Weaknesses: However, their non-interested party approach in the assessment of an entity is also a weakness created by the absence of policy that would create an obligation. This means that if they choose to lean on one side, there are little implications for the agency itself unless a policy imposes a consequence to such conduct. It is my position that this has been the motivator behind previous not so pleasing events. Another potential weakness arises from the inward organization of the agency s pointed out in the SEC report concerning the need for better internal control systems. Such ICS control failure and diligence gaps enunciate in the case of Moody Investments Securities (MIS) case in 2007 when one of their analysts discovered a coding error in computerized data that had changed a credit rating models data by two notches. Policy makers argue that the world will not forget in any hurry what happened in 2007, this will be a constant reminder on the weaknesses of rating agencies especially when majority of them overrated securities encouraging reckless buying only to shock investors with a downgrade (Herring 2009, pp.21).

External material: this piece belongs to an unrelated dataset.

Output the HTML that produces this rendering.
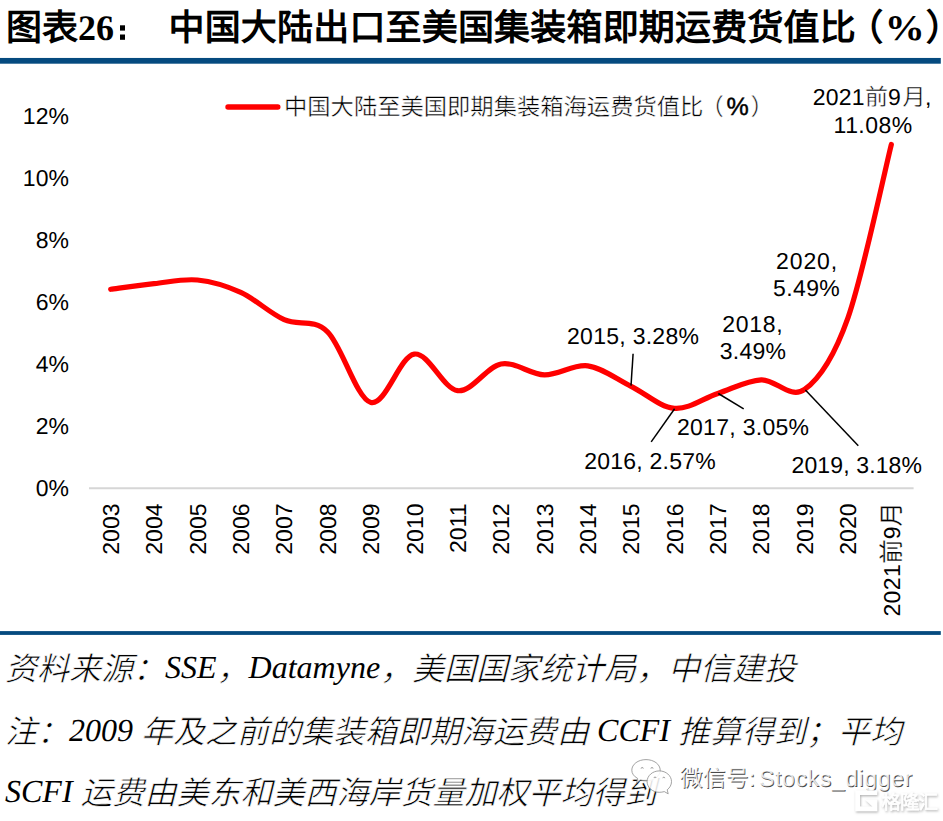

Opportunities: Credit rating institutions have massive opportunities that will gain the confidence from all quarters. Many policy makers feel that they have cemented their position. Therefore, no other institution can actually claim to fill the gap they would leave better. This is the case given the bombardment of information to investors. Without CRAs helping in making sense out of it, investor decisions would be much daunting. Scholars and business players argue that what CRAs need is regulation but ignoring them may not be possible. A strengthening factor for CRAs is the legal recognition and addition to list of regulatory procedures that they have been receiving (Shapiro 2009, pp.12).

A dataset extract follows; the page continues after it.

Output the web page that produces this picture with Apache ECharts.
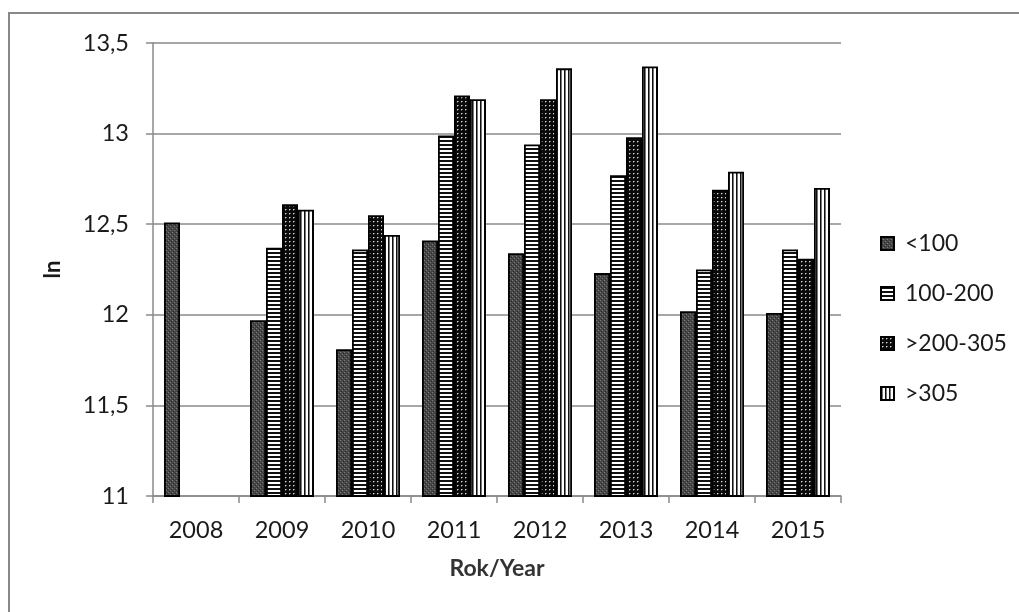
<!DOCTYPE html>
<html>
<head>
<meta charset="utf-8">
<script src="https://cdn.jsdelivr.net/npm/echarts@6/dist/echarts.min.js"></script>
<style>
  html, body { margin: 0; padding: 0; background: #fff; }
  #chart { width: 1019px; height: 612px; }
</style>
</head>
<body>
<div id="chart"></div>
<script>
// Years on the category axis
const years = ['2008', '2009', '2010', '2011', '2012', '2013', '2014', '2015'];

// ln values per size class
const seriesNames = ['<100', '100-200', '>200-305', '>305'];
const lt100     = [12.51, 11.97, 11.81, 12.41, 12.34, 12.23, 12.02, 12.01];
const r100_200  = [null,  12.37, 12.36, 12.99, 12.94, 12.77, 12.25, 12.36];
const r200_305  = [null,  12.61, 12.55, 13.21, 13.19, 12.98, 12.69, 12.31];
const gt305     = [null,  12.58, 12.44, 13.19, 13.36, 13.37, 12.79, 12.70];

// y axis ticks
const yMin = 11, yMax = 13.5, yStep = 0.5;

const FONT = 'Lato, "Open Sans", sans-serif';
const AXIS_GREY = '#8a8a8a';
const TEXT = '#1a1a1a';

// Small repeating tiles used as bar fills
function tile(w, h, draw) {
  const c = document.createElement('canvas');
  c.width = w; c.height = h;
  const g = c.getContext('2d');
  draw(g);
  return { image: c, repeat: 'repeat' };
}
function px(g, x, y, col) { g.fillStyle = col; g.fillRect(x, y, 1, 1); }

// dark grey speckled
const fillDots = tile(4, 4, g => {
  g.fillStyle = '#474747'; g.fillRect(0, 0, 4, 4);
  px(g, 0, 0, '#7a7a7a'); px(g, 2, 2, '#7a7a7a');
  px(g, 1, 3, '#2c2c2c'); px(g, 3, 1, '#2c2c2c');
});
// horizontal stripes
const fillHoriz = tile(4, 4, g => {
  g.fillStyle = '#ffffff'; g.fillRect(0, 0, 4, 4);
  g.fillStyle = '#111111'; g.fillRect(0, 0, 4, 2);
});
// black with small light dots
const fillBlackDots = tile(4, 4, g => {
  g.fillStyle = '#0a0a0a'; g.fillRect(0, 0, 4, 4);
  px(g, 1, 1, '#d8d8d8'); px(g, 2, 1, '#6a6a6a'); px(g, 1, 2, '#555555');
});
// vertical stripes
const fillVert = tile(4, 4, g => {
  g.fillStyle = '#ffffff'; g.fillRect(0, 0, 4, 4);
  g.fillStyle = '#111111'; g.fillRect(0, 0, 1, 4);
  g.fillStyle = '#777777'; g.fillRect(1, 0, 1, 4);
});

const fills = [fillDots, fillHoriz, fillBlackDots, fillVert];
const values = [lt100, r100_200, r200_305, gt305];

const chart = echarts.init(document.getElementById('chart'), null, { renderer: 'canvas' });

chart.setOption({
  animation: false,
  backgroundColor: '#ffffff',
  textStyle: { fontFamily: FONT },
  graphic: [{
    type: 'rect',
    shape: { x: 9, y: 13, width: 1100, height: 700 },
    style: { fill: 'none', stroke: '#888888', lineWidth: 2 },
    silent: true
  }],
  grid: { left: 153, right: 178, top: 43, bottom: 116, containLabel: false },
  legend: {
    orient: 'vertical',
    left: 875,
    top: 227,
    itemWidth: 13,
    itemHeight: 13,
    itemGap: 27,
    icon: 'rect',
    textStyle: { fontFamily: FONT, fontSize: 23, color: TEXT, padding: [0, 0, 0, 6] },
    data: seriesNames
  },
  xAxis: {
    type: 'category',
    data: years,
    name: 'Rok/Year',
    nameLocation: 'middle',
    nameGap: 61,
    nameMoveOverlap: false,
    nameTextStyle: { fontFamily: FONT, fontSize: 23, fontWeight: 'bold', color: '#333' },
    axisLine: { lineStyle: { color: AXIS_GREY, width: 1.5 } },
    axisTick: { show: true, length: 7, inside: false, lineStyle: { color: AXIS_GREY, width: 1.5 } },
    axisLabel: { fontFamily: FONT, fontSize: 23.5, color: TEXT, margin: 22 },
    splitLine: { show: false }
  },
  yAxis: {
    type: 'value',
    min: yMin, max: yMax, interval: yStep,
    name: 'ln',
    nameLocation: 'middle',
    nameRotate: 90,
    nameGap: 89,
    nameMoveOverlap: false,
    nameTextStyle: { fontFamily: FONT, fontSize: 22, fontWeight: 'bold', color: TEXT },
    axisLine: { show: true, lineStyle: { color: AXIS_GREY, width: 1.5 } },
    axisTick: { show: true, length: 7, lineStyle: { color: AXIS_GREY, width: 1.5 } },
    axisLabel: {
      fontFamily: FONT, fontSize: 23.5, color: TEXT, margin: 24,
      formatter: v => String(v).replace('.', ',')
    },
    splitLine: { show: true, lineStyle: { color: AXIS_GREY, width: 1.5 } }
  },
  series: seriesNames.map((name, i) => ({
    name,
    type: 'bar',
    data: values[i],
    barGap: '0%',
    barCategoryGap: '25.6%',
    itemStyle: { color: fills[i], borderColor: '#000', borderWidth: 1.8 },
    emphasis: { disabled: true }
  }))
});
</script>
</body>
</html>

Threats: A myriad of threats face CRAs, first among them is the changing dynamics of business entities requiring better models. This threat gets worsened by a difficulty encountered in modifying existing or developing new models to accommodate these demands. Conflicts of interests and free-rider problem also feature prominently among factors threatening CRAs credibility. Articulating the interests of the end user of their information is a problem yet it remains the main solution to the two threats mentioned above (StandardandPoor’s 2012, pp.3).
In concluding whether credit rating institutions are a necessity, it is essential to note an intriguing fact; the world market existed and traded well for long in the absence of credit rating institutions, but does this mean we can dispense with them? My answer is no; the market at that time traded on assets that did not require much analysis unlike the complex modern situations. Even that being the case, other stakeholders have opined that credit defaults swaps or credit spreads can replace them agencies. Indeed this would satisfy the future information we need but still nothing would replace CRAs in evaluating illiquid assets credit worth. My opinion that CRAs are an essential part of today’s business drws from the fact that I am not in haste to forget the transparency CRAs brought to market, the new methods of risk evaluation they brought and more so, the reality that we need these two assets more than before. Taking this advised position and proposing a well thought regulation mechanism is a fundamental step to take (Shapiro 2009, pp.9-12)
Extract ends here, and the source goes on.